An article in CNN assesses how corporate America has stepped up to respond to our country's racial reckoning in the wake of George Floyd's murder. LISC's EVP for development, Beth Marcus, commends the extraordinary influx of corporate philanthropy in the past year, but notes that enduring impact in communities depends on “keep[ing] that moment going...we have to make sure it's sustained.”
The excerpt below was originally published on:
George Floyd's death was a wake-up call for Corporate America. Here's what has — and hasn't — changed
By Chauncey Alcorn, CNN Business
New York (CNN Business) - One year ago today, the world watched George Floyd's life slowly slip away under the knee of a Minneapolis police officer.
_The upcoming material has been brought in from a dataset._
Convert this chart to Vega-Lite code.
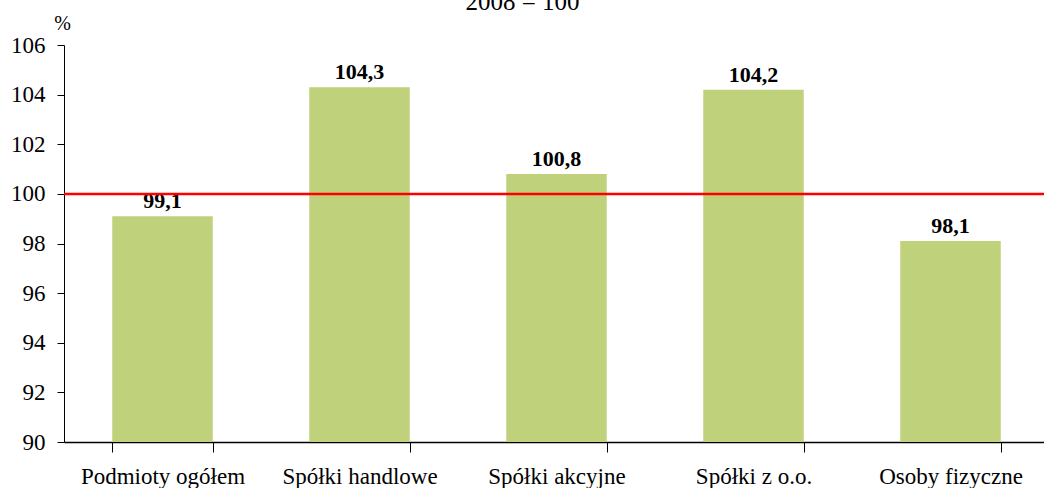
{
  "$schema": "https://vega.github.io/schema/vega-lite/v6.json",
  "autosize": "none",
  "padding": {"left": 64, "top": 45, "right": 0, "bottom": 46},
  "width": 985,
  "height": 397,
  "background": "white",
  "title": {
    "text": "2008 = 100",
    "anchor": "middle",
    "frame": "group",
    "dx": -34,
    "dy": 28,
    "offset": 1,
    "baseline": "bottom",
    "font": "Liberation Serif",
    "fontSize": 25,
    "fontWeight": "normal",
    "color": "black"
  },
  "config": {
    "view": {"stroke": null},
    "locale": {"number": {"decimal": ",", "thousands": " ", "grouping": [3], "currency": ["", ""]}}
  },
  "data": {
    "values": [
      {"kategoria": "Podmioty ogółem", "wartosc": 99.1},
      {"kategoria": "Spółki handlowe", "wartosc": 104.3},
      {"kategoria": "Spółki akcyjne", "wartosc": 100.8},
      {"kategoria": "Spółki z o.o.", "wartosc": 104.2},
      {"kategoria": "Osoby fizyczne", "wartosc": 98.1}
    ]
  },
  "layer": [
    {
      "mark": {"type": "bar", "color": "#C0D17B"},
      "encoding": {
        "x": {
          "field": "kategoria",
          "type": "nominal",
          "sort": null,
          "scale": {"paddingInner": 0.49, "paddingOuter": 0.245},
          "axis": {
            "title": null,
            "labelAngle": 0,
            "labelFont": "Liberation Serif",
            "labelFontSize": 23,
            "labelColor": "black",
            "labelPadding": 13,
            "tickBand": "extent",
            "tickSize": 10,
            "tickColor": "black",
            "domainColor": "black",
            "domainWidth": 1.5,
            "grid": false
          }
        },
        "y": {
          "field": "wartosc",
          "type": "quantitative",
          "scale": {"domain": [90, 106], "nice": false, "zero": false},
          "axis": {
            "values": [90, 92, 94, 96, 98, 100, 102, 104, 106],
            "title": "%",
            "titleAngle": 0,
            "titleX": -2,
            "titleY": -16,
            "titleAlign": "center",
            "titleBaseline": "alphabetic",
            "titleFont": "Liberation Serif",
            "titleFontSize": 20,
            "titleFontWeight": "normal",
            "titleColor": "black",
            "labelFont": "Liberation Serif",
            "labelFontSize": 23,
            "labelColor": "black",
            "labelPadding": 12,
            "tickSize": 7,
            "tickColor": "black",
            "domainColor": "black",
            "grid": false
          }
        },
        "y2": {"datum": 90}
      }
    },
    {
      "mark": {"type": "text", "baseline": "bottom", "dy": -3, "font": "Liberation Serif", "fontSize": 22, "fontWeight": "bold", "color": "black"},
      "encoding": {
        "x": {"field": "kategoria", "type": "nominal", "sort": null},
        "y": {"field": "wartosc", "type": "quantitative"},
        "text": {"field": "wartosc", "type": "quantitative", "format": ".1f"}
      }
    },
    {
      "data": {"values": [{"poziom": 100}]},
      "mark": {"type": "rule", "color": "#FF0000", "strokeWidth": 2.5},
      "encoding": {
        "y": {"field": "poziom", "type": "quantitative"}
      }
    }
  ]
}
The outpouring of rage and empathy that followed shook the foundations of Corporate America in unprecedented ways, but experts say it's far too early to say whether the business world's pledged commitments to lasting social change will stand the test of time.
"Change was never going to happen overnight," said Rashad Robinson, president of Color of Change, a racial justice nonprofit that works with private companies. "So many of the corporations that spoke up have deep systemic challenges that can't be solved with a tweet, a statement, a diversity committee."
Floyd's murder changed Black Lives Matter from a controversial social justice movement to an almost ubiquitous corporate mantra virtually overnight. Fortune 1000 companies poured billions of dollars into programs designed to address systemic racism and committed to fulfilling quantifiable racial hiring quotas after decades of resisting them.
In June, Reddit appointed Y Combinator Managing Director Michael Siebel to replace its co-founder, Alexis Ohanian, on the company's board after Ohanian resigned and requested to be replaced by a Black person. In October, JPMorgan Chase committed to invest $30 billion to promote racial equity over the next five years. Bank of America, Citi and Goldman Sachs made similar, billion dollar pledges.
The Local Initiatives Support Corporation, the nation's largest community development financial institution, says it set a new fundraising record last year, enabling it to invest $2 billion into historically undeserved communities, both rural and urban.
“We raised probably two and a half times what we've raised in other years,” said Beth Marcus, EVP of resource development for LISC. “We saw Corporate America step up in some unprecedented ways. We were able to make grants to 12,000 small businesses. More than 80% of those are owned by minority individuals.”
A steep hill to climb
But Marcus said it will take much more than one year of funding to have a lasting impact on America's racial wealth disparities. A Brookings Institute study published in December estimated it would cost more than $10 trillion to close the racial wealth gap between Black and White US households.